Short task:
Read the listing below and copy out every line that holds "this".
━━━━━━━━━━
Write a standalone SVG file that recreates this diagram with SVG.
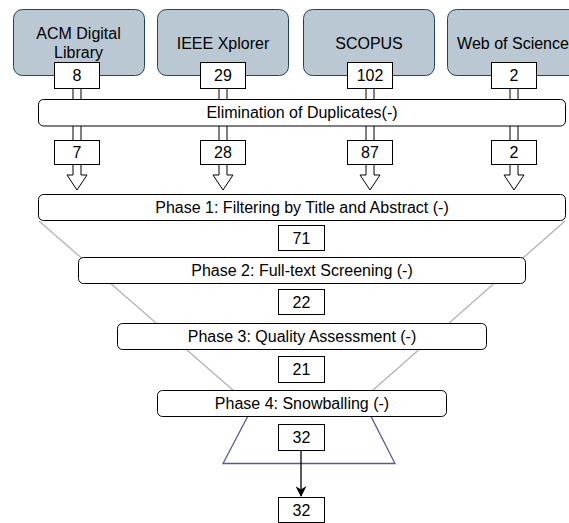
<svg xmlns="http://www.w3.org/2000/svg" width="569" height="523" viewBox="0 0 569 523">
<defs>
<style>
text{font-family:"Liberation Sans",Arial,sans-serif;font-size:16px;fill:#000;text-anchor:middle;dominant-baseline:central}
.src{fill:#bac8d3;stroke:#23445d;stroke-width:1}
.box{fill:#fff;stroke:#000;stroke-width:1}
.phase{fill:#fff;stroke:#000;stroke-width:1}
.dl{stroke:#000;stroke-width:1;fill:none}
.arr{fill:#fff;stroke:#000;stroke-width:1}
.funnel{stroke:#b3b3b3;stroke-width:1.3;fill:none}
.trap{stroke:#56579b;stroke-width:1.3;fill:none}
</style>
<marker id="ah" viewBox="0 0 10 10" refX="9" refY="5" markerWidth="12" markerHeight="11" markerUnits="userSpaceOnUse" orient="auto">
<path d="M0,0 L10,5 L0,10 L3,5 Z" fill="#000"/>
</marker>
</defs>

<g id="funnel">
<line class="funnel" x1="39" y1="221" x2="234" y2="391"/>
<line class="funnel" x1="565" y1="221" x2="372" y2="391"/>
</g>
<g id="trapezoid">
<polygon class="trap" points="261,391 358,391 395,463.5 223,463.5"/>
</g>

<g id="connectors">
<path class="dl" d="M73,88V99M81,88V99M73,126V140M81,126V140"/>
<path class="arr" d="M73,164V175H67L77,190L87,175H81V164Z"/>
<path class="dl" d="M219,88V99M227,88V99M219,126V140M227,126V140"/>
<path class="arr" d="M219,164V175H213L223,190L233,175H227V164Z"/>
<path class="dl" d="M366,88V99M374,88V99M366,126V140M374,126V140"/>
<path class="arr" d="M366,164V175H360L370,190L380,175H374V164Z"/>
<path class="dl" d="M510,88V99M518,88V99M510,126V140M518,126V140"/>
<path class="arr" d="M510,164V175H504L514,190L524,175H518V164Z"/>
<line x1="301" y1="450" x2="301" y2="496" stroke="#000" stroke-width="1.3" marker-end="url(#ah)"/>
</g>

<g id="acm">
<rect class="src" x="13.5" y="9.5" width="131" height="66" rx="9"/>
<text x="78.5" y="33">ACM Digital</text>
<text x="78.5" y="52">Library</text>
</g>
<g id="ieee">
<rect class="src" x="157.5" y="9.5" width="131" height="66" rx="9"/>
<text x="223" y="43">IEEE Xplorer</text>
</g>
<g id="scopus">
<rect class="src" x="303.5" y="9.5" width="131" height="66" rx="9"/>
<text x="369" y="43">SCOPUS</text>
</g>
<g id="wos">
<rect class="src" x="447.5" y="9.5" width="131" height="66" rx="9"/>
<text x="513" y="43">Web of Science</text>
</g>

<g id="n8"><rect class="box" x="54.5" y="62.5" width="45" height="26"/><text x="77" y="75.5">8</text></g>
<g id="n29"><rect class="box" x="200.5" y="62.5" width="45" height="26"/><text x="223" y="75.5">29</text></g>
<g id="n102"><rect class="box" x="347.5" y="62.5" width="45" height="26"/><text x="370" y="75.5">102</text></g>
<g id="n2a"><rect class="box" x="491.5" y="62.5" width="45" height="26"/><text x="514" y="75.5">2</text></g>

<g id="elimination">
<rect class="phase" x="38.5" y="99.5" width="527" height="26.5" rx="5"/>
<text x="302" y="112.5">Elimination of Duplicates(-)</text>
</g>

<g id="n7"><rect class="box" x="54.5" y="140.5" width="45" height="24"/><text x="77" y="152.5">7</text></g>
<g id="n28"><rect class="box" x="200.5" y="140.5" width="45" height="24"/><text x="223" y="152.5">28</text></g>
<g id="n87"><rect class="box" x="347.5" y="140.5" width="45" height="24"/><text x="370" y="152.5">87</text></g>
<g id="n2b"><rect class="box" x="491.5" y="140.5" width="45" height="24"/><text x="514" y="152.5">2</text></g>

<g id="phase1">
<rect class="phase" x="38.5" y="194.5" width="527" height="26" rx="5"/>
<text x="302" y="207.5">Phase 1: Filtering by Title and Abstract (-)</text>
</g>
<g id="n71"><rect class="box" x="278.5" y="225.5" width="46" height="25"/><text x="301.5" y="238">71</text></g>

<g id="phase2">
<rect class="phase" x="78.5" y="257.5" width="447" height="26" rx="5"/>
<text x="302" y="270.5">Phase 2: Full-text Screening (-)</text>
</g>
<g id="n22"><rect class="box" x="278.5" y="289.5" width="46" height="25"/><text x="301.5" y="302">22</text></g>

<g id="phase3">
<rect class="phase" x="117.5" y="323.5" width="369" height="26" rx="5"/>
<text x="302" y="336.5">Phase 3: Quality Assessment (-)</text>
</g>
<g id="n21"><rect class="box" x="278.5" y="356.5" width="46" height="26"/><text x="301.5" y="369.5">21</text></g>

<g id="phase4">
<rect class="phase" x="157.5" y="390.5" width="289" height="26" rx="5"/>
<text x="302" y="403.5">Phase 4: Snowballing (-)</text>
</g>
<g id="n32a"><rect class="box" x="278.5" y="424.5" width="46" height="26"/><text x="301.5" y="437.5">32</text></g>
<g id="n32b"><rect class="box" x="278.5" y="497.5" width="46" height="25"/><text x="301.5" y="510">32</text></g>
</svg>
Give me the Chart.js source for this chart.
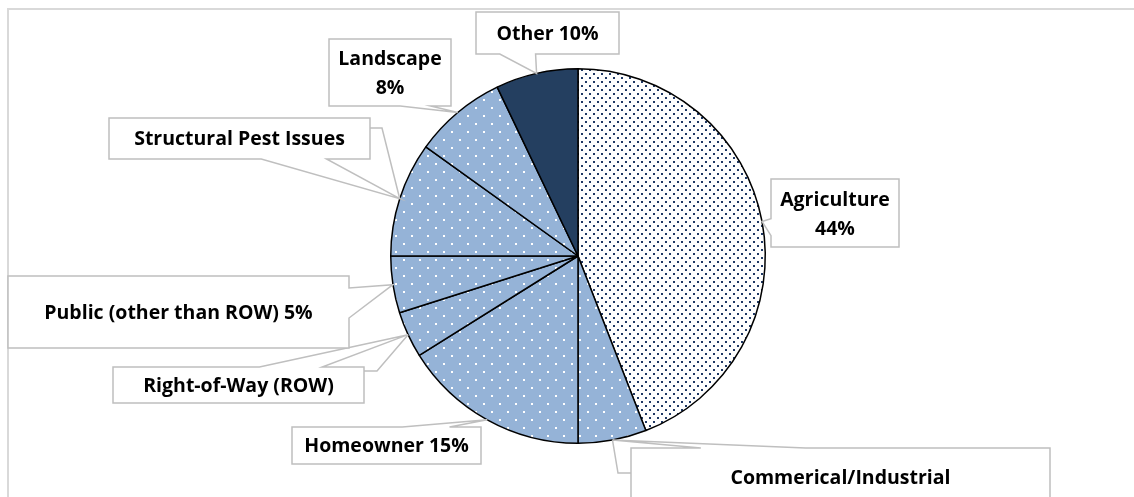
━━━━━━━━━━
Reply:
Write a standalone SVG file that recreates this diagram with SVG.
Give me the Chart.js source for this chart.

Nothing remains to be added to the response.